No more water licences: Almond Board calls for moratorium

May 20, 2019 | 5 Min read
A moratorium should prevent the issue of any new water licences for new developments in the southern Murray Darling Basin states until a review has been completed into the river system's ability to meet current demands, the peak body for Australia's fast-growing almond industry says.

Surging water prices and new developments tapping water from the country's largest river, along with a severe drought, is straining the river that suffered high-profile environmental collapses such as the deaths of thousands of fish earlier this year.

The crisis has prompted the Almond Board of Australia to call for a halt on new entitlements until natural resources managers in NSW, Victoria and SA could reconcile the demands and ability of the system to provide the water that was actually needed.

"Each State and region wants development in their area, but unlimited expansion could jeopardise supply surety for all southern Basin irrigators and continue to drive up prices for permanent entitlement and allocation water on the market," board chief executive Ross Skinner said.

Prices have surged.
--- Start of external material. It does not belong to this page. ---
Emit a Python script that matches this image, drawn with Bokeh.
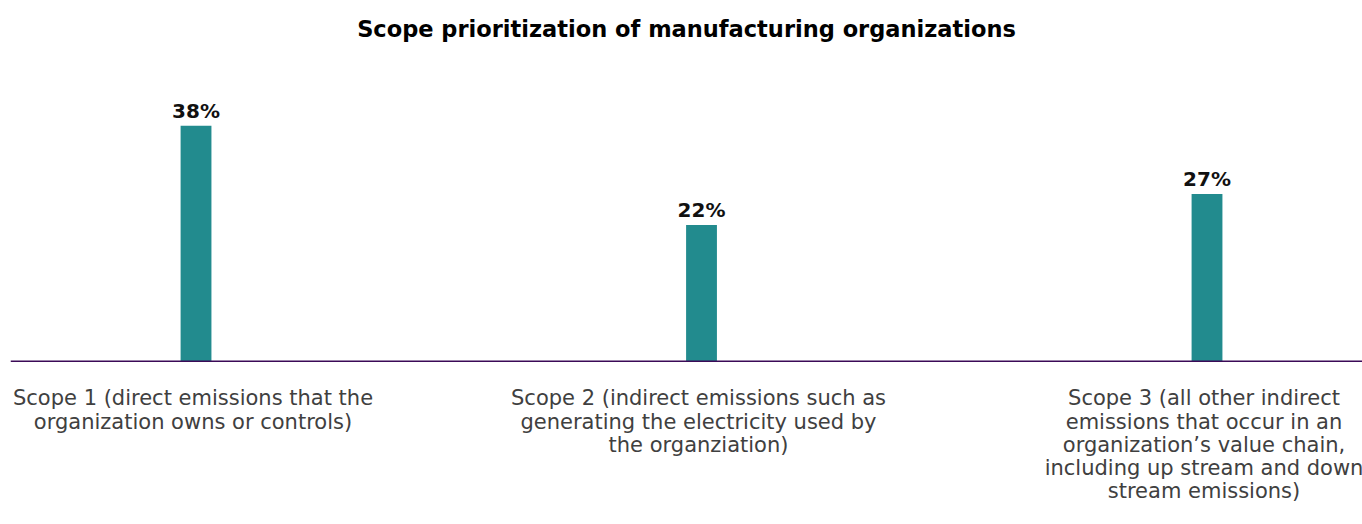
from bokeh.plotting import figure
from bokeh.models import ColumnDataSource, Range1d, Span, Title
from bokeh.embed import file_html
from bokeh.resources import INLINE
from bokeh.core.properties import value

categories = [
    "Scope 1 (direct emissions that the\norganization owns or controls)",
    "Scope 2 (indirect emissions such as\ngenerating the electricity used by\nthe organziation)",
    "Scope 3 (all other indirect\nemissions that occur in an\norganization\u2019s value chain,\nincluding up stream and down\nstream emissions)",
]
values = [38, 22, 27]
value_labels = ["38%", "22%", "27%"]
positions = [0, 1, 2]
title_text = "Scope prioritization of manufacturing organizations"

FONT = "DejaVu Sans"
TEAL = "#228B8E"
PURPLE = "#3B0A57"

src = ColumnDataSource(dict(x=positions, top=values, lab=value_labels, cat=categories,
                            zero=[0, 0, 0]))

p = figure(width=1362, height=524, output_backend="svg", toolbar_location=None, title=None,
           x_range=Range1d(-0.367, 2.3076), y_range=Range1d(-26.3, 50.6),
           min_border_left=10, min_border_right=0, min_border_top=0, min_border_bottom=0)
p.add_layout(Title(text=title_text, align="center", text_font=FONT, text_font_size="22.5px",
                   text_font_style="bold", text_color="#000000", standoff=12, offset=3), "above")
p.add_layout(Title(text=" ", text_font_size="4.5px", standoff=0), "above")

p.xaxis.visible = False
p.yaxis.visible = False
p.xgrid.visible = False
p.ygrid.visible = False
p.outline_line_color = None

p.vbar(x="x", top="top", bottom=0, width=0.061, source=src, color=TEAL, line_color=None)
p.add_layout(Span(location=0, dimension="width", line_color=PURPLE, line_width=1.5))

p.text(x="x", y="top", text="lab", source=src, text_align="center", text_baseline="bottom",
       y_offset=-3, text_font=value(FONT), text_font_size="20px", text_font_style="bold",
       text_color="#111111")
p.text(x="x", y="zero", text="cat", source=src, text_align="center", text_baseline="top",
       x_offset=-3, y_offset=25, text_font=value(FONT), text_font_size="21px",
       text_color="#404040", text_line_height=0.97)

open("out.html", "w").write(file_html(p, INLINE))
Victorian Murray High Reliability Water Shares in Zone 7 – where much of the development has occurred – are now trading at $5250 per megalitre, nearly double the $2650 of two years ago, figures from agricultural consultancy Aither show.

"The new developments and land use changes have been a big driver of entitlement price growth," Aither director said Chris Olszak said.

Part of the increased demand on the troubled Murray Darling Basin has been driven by the rapid expansion of the almond industry itself, which has surged from 5000 hectares in the early 2000s to about 45,000 hectares today.

Paul Thompson, the managing director of ASX-listed almond grower Select Harvests Group. said the move should not be seen as trying to protect the established industry from greater competition.

Other industries also share concerns about a system in which the states issue water entitlements with little co-ordination between them, and in which there is no overarching control over the water market or analysis whether the physical constraints of the river allowed it to actually deliver the volume of water licensees might be entitled to draw.

"Ultimately the market will sort this out, but from the Almond Board's position and our position, do we really want to see a train wreck before the market works it out?" said Ricegrowers' Association of Australia president Jeremy Morton.

"There's a balance between completely laissez-faire and a market with a bit of regulation to guide it."

Cotton Australia also agreed there was a problem. "The Almond Board of Australia has illustrated a legitimate concern and Cotton Australia believes there is cause for a review into whether a moratorium is required," a spokeswoman said.

The Almond Board call – the week before the federal election – was not intended as a political move, Mr Skinner said.

But it will be an issue for the incoming federal minister, who has the task of convening the next Ministerial Council with state and territory water ministers. The council, which generally meets twice-yearly, last met in December.

"The Australian water market is one of the better ones in the world," Mr Thompson said. "It needs to be modernised. Fundamentally it's OK, but it does suffer from some of the pains of federation. It does create challenges when all you're trying to do is grow nuts."

"The reality is we're talking one of Australia's national resources," Mr Thompson said. "If someone took that stance, they're being far too cynical."